PINK PANTHER: Temple fair time in Beijing is a journey into a carnival that never lets up (FRANCISCO LITTLE) 

It wasn't the noise so much as the feeling of being in a strait jacket and moving involuntarily in a human tidal wave.

In Beijing, Spring Festival just isn't Spring Festival without a visit to a temple fair. It's an ideal way to dive into Chinese folk culture and enjoy the carnival atmosphere with all the bargaining of a market. But it's not an outing for the faint-hearted.

Having been around for at least a thousand years, some fairs have kept their traditional link with religious rituals. In Ditan Park (Temple of Earth), people rush blindly to the center of the park, clutching three incense sticks and bowing elaborately three times before the fire at the altar. It was the place where in days gone by only the emperor would stand, as he offered his sacrifices to the God of the Earth for blessings on the Middle Kingdom.

"I don't really believe in these religious rituals as they are just some kind of superstition," said my friend Li Yongmei. Saying that didn't stop her from scrambling up to the altar to ask for fortune in the year ahead.

"For just in case," she smiled. I got it, better safe than sorry, right?

Right. Near the altar a performer was hitting all the high notes in a Peking Opera recital. Onward, ever onward. As we moved, I almost had my face squashed against the protruding plump bum cheeks of a toddler riding on her dad's shoulders. She was wearing a pair of those ventilated trousers that have easy access for toilet functions. Her little cheeks were apple red, seemingly frozen on such a chilly morning.

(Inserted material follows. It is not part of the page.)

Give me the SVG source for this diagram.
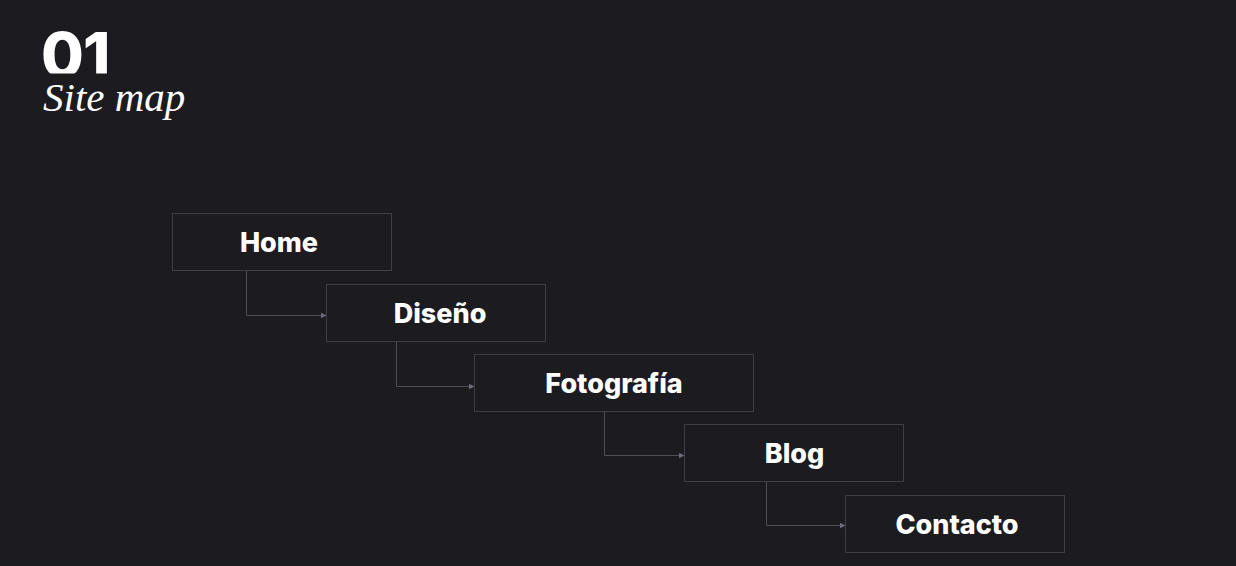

An entire goat on a spit, Mongolians in cowboy hats tempting the crowds with their skewered lamb, a woman smacking squid to flatten it against a sizzling grill--the air swam with smoke. This was snack heaven. People made small islands among the flowing mass munching on an unimaginable variety of snacks. The ground was a trellis of dumped wooden skewers. I was busy slurping my sesame porridge when I saw Li waving me over.